What you need to do =>
Locate every line in the records below that contains the word "this", and copy each one.

Data provided =>
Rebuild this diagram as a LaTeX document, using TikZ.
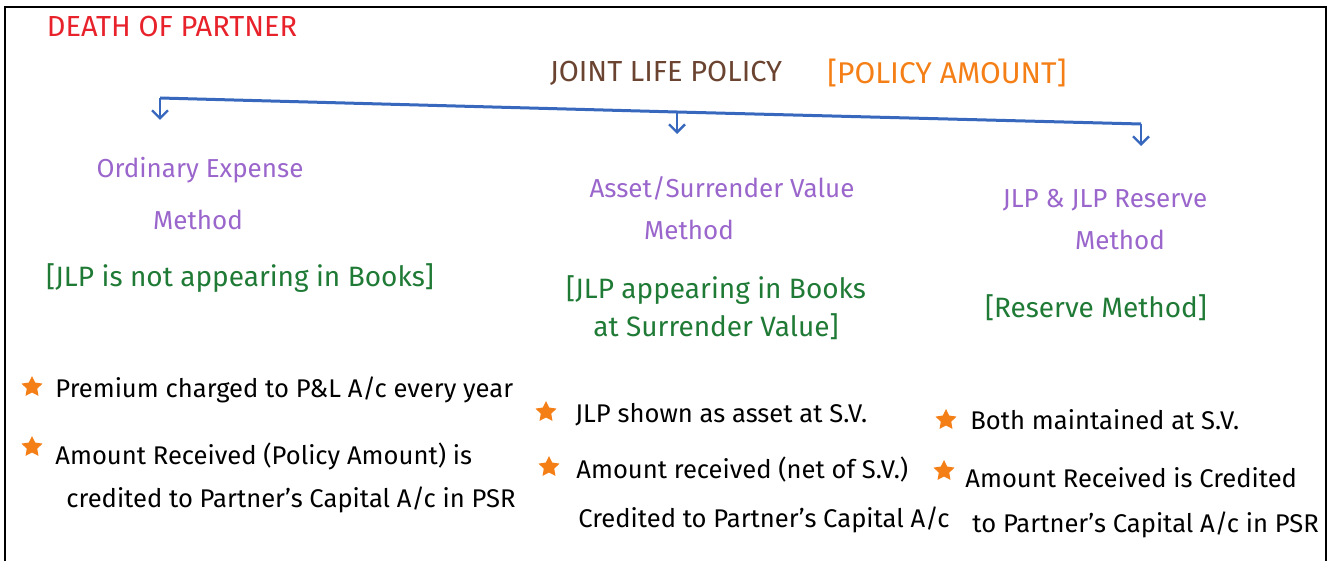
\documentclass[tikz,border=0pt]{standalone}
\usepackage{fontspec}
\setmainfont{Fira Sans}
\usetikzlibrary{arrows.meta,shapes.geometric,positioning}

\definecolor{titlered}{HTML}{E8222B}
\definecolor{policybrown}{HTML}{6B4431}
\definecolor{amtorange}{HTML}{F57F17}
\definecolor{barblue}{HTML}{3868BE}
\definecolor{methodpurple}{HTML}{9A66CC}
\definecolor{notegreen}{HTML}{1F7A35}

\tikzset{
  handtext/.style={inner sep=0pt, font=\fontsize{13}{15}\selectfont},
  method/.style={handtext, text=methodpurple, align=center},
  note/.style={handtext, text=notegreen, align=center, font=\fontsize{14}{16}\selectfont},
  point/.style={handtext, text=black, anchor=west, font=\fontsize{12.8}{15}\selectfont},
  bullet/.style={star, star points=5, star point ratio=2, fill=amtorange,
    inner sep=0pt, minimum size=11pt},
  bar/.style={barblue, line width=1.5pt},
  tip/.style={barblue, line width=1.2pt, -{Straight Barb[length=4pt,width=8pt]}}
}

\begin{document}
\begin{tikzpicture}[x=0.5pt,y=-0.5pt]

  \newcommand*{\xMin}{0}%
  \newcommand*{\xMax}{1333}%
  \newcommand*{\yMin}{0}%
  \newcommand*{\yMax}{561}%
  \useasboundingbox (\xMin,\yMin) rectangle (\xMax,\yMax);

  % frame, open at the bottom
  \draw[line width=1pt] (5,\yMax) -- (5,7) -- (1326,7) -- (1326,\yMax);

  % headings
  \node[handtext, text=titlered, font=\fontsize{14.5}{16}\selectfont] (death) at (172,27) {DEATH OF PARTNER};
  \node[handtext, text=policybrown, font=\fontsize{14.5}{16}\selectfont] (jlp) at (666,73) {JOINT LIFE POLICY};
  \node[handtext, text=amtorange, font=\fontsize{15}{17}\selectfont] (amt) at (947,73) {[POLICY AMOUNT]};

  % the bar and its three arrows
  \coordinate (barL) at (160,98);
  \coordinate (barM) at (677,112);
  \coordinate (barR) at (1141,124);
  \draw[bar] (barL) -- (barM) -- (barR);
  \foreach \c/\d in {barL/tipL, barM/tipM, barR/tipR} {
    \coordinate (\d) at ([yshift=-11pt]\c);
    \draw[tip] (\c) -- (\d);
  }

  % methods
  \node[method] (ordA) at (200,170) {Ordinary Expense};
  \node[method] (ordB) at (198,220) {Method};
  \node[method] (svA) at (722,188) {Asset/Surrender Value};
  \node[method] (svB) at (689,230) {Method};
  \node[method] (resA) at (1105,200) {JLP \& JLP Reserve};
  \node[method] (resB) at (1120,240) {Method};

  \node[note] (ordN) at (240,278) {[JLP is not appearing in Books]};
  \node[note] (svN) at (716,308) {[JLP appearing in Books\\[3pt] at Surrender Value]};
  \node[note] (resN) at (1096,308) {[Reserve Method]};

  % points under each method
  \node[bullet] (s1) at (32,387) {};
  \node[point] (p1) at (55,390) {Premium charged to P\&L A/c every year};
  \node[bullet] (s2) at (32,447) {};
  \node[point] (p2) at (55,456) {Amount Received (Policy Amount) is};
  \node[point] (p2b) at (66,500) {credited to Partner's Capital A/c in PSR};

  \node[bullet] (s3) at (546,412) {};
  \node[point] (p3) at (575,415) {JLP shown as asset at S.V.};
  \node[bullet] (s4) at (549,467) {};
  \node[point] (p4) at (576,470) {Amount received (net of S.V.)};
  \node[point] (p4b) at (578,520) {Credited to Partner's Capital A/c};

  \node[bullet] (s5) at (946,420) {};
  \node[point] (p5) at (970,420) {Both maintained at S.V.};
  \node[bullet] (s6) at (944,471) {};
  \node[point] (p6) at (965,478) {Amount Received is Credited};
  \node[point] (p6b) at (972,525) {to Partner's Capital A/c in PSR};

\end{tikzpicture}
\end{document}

--

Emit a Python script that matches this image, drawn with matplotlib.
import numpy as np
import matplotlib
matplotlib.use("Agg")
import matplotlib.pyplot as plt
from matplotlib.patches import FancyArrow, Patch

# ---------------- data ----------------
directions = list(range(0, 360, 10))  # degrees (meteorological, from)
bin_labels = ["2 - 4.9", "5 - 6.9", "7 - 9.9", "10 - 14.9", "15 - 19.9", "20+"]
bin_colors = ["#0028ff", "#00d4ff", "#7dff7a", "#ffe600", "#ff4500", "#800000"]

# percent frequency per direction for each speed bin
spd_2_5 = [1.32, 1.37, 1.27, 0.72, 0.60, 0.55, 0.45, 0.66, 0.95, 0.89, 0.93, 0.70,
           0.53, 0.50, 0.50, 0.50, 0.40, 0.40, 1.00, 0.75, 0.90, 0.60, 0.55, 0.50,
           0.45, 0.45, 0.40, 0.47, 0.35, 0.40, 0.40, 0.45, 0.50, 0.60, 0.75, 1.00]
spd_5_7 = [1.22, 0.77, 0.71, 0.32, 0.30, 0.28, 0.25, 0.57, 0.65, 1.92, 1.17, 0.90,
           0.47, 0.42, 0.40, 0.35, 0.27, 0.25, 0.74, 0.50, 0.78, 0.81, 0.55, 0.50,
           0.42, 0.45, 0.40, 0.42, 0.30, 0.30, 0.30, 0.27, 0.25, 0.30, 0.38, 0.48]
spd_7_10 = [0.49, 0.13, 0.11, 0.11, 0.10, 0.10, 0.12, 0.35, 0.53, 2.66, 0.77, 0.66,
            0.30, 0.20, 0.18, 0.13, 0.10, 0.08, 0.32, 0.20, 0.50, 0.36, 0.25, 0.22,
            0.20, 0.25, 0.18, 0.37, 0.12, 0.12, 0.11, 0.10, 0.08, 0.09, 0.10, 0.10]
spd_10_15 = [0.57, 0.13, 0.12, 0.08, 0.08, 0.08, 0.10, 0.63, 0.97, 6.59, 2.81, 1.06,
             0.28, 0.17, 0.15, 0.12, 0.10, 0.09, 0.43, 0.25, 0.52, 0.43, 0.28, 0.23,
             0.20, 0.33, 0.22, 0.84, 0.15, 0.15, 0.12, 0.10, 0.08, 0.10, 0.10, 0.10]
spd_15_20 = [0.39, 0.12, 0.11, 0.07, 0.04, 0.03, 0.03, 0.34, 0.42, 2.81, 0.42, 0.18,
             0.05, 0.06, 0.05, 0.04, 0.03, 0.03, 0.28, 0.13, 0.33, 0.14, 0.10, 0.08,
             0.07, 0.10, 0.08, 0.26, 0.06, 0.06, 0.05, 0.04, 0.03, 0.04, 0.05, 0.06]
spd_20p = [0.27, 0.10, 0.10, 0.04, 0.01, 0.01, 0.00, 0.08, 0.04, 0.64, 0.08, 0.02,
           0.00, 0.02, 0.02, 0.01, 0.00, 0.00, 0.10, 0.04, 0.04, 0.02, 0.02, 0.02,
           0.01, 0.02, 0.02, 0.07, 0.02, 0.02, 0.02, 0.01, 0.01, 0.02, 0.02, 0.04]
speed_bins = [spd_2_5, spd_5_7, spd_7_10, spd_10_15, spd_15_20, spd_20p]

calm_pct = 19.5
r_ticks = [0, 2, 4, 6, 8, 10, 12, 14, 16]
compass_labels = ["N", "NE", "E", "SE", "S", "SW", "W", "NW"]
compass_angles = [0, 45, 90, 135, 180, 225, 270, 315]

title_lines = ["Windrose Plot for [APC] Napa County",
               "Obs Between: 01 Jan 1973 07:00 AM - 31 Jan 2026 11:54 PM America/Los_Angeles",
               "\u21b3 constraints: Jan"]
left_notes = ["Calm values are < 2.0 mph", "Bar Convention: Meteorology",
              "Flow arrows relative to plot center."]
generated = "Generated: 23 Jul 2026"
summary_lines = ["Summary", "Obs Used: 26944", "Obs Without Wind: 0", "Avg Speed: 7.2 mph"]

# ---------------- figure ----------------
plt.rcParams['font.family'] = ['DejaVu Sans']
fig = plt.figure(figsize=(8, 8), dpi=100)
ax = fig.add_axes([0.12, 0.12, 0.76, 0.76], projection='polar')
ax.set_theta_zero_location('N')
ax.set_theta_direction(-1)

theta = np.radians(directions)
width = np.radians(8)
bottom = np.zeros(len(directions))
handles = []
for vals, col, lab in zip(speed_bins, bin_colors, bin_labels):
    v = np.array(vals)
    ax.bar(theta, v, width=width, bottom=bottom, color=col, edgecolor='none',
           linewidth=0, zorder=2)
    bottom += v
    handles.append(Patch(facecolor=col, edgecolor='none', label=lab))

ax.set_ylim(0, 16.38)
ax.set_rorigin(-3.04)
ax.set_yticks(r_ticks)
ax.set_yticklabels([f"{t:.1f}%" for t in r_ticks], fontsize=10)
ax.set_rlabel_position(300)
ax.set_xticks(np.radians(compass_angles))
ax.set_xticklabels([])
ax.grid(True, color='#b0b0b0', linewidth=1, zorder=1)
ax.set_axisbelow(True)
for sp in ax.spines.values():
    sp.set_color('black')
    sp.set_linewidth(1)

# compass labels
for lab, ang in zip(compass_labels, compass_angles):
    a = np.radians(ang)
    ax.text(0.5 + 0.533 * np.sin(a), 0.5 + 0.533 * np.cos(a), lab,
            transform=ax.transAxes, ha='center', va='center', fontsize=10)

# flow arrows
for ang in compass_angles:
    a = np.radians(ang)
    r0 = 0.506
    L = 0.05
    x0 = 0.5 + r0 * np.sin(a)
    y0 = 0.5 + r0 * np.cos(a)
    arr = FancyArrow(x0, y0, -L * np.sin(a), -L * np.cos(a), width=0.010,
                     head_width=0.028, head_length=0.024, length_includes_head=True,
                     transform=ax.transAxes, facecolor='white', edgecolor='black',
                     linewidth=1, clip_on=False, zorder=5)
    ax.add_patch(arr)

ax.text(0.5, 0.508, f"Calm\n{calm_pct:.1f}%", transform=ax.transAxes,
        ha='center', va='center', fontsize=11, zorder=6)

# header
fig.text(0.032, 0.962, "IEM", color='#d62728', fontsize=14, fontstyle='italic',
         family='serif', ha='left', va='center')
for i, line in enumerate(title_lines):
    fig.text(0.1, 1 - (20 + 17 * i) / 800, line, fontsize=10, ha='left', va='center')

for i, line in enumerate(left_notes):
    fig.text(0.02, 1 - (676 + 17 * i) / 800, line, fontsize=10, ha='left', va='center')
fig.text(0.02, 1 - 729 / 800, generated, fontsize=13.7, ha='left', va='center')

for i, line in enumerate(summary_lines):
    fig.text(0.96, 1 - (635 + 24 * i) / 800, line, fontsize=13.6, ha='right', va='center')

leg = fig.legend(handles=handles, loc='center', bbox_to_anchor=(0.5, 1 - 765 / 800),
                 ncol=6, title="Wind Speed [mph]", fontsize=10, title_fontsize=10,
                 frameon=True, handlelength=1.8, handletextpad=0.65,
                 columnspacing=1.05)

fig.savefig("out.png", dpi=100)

...

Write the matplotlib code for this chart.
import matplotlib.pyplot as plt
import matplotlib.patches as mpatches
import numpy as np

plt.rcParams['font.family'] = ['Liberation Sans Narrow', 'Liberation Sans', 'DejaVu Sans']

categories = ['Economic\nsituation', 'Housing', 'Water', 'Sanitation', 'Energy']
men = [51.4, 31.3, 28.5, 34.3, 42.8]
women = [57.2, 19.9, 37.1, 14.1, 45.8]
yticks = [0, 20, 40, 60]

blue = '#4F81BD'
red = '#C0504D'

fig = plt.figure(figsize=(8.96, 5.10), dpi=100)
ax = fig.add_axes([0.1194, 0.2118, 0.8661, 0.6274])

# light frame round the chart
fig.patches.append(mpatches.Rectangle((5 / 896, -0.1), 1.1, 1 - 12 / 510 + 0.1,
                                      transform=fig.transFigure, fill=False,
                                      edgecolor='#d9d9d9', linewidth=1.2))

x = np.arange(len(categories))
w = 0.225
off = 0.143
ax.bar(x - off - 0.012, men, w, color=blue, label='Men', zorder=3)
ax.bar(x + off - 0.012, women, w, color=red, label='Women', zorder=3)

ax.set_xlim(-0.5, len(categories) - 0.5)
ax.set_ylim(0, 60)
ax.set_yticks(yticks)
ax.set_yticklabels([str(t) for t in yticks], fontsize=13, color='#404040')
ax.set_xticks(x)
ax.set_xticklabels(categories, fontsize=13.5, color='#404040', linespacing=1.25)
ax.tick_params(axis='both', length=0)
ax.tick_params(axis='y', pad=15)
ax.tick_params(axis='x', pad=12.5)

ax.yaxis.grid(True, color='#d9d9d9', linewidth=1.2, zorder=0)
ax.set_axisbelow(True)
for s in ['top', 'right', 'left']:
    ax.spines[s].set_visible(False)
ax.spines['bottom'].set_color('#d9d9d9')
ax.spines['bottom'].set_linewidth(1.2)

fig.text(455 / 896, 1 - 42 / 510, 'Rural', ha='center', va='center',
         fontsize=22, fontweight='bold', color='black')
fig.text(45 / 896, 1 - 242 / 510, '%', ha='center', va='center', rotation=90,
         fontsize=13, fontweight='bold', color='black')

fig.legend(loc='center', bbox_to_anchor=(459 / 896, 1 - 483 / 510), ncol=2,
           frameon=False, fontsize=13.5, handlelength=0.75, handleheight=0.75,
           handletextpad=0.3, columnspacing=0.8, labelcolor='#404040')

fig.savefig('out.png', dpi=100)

The answer =>
Rebuild this diagram as a LaTeX document, using TikZ.
Emit a Python script that matches this image, drawn with matplotlib.
Write the matplotlib code for this chart.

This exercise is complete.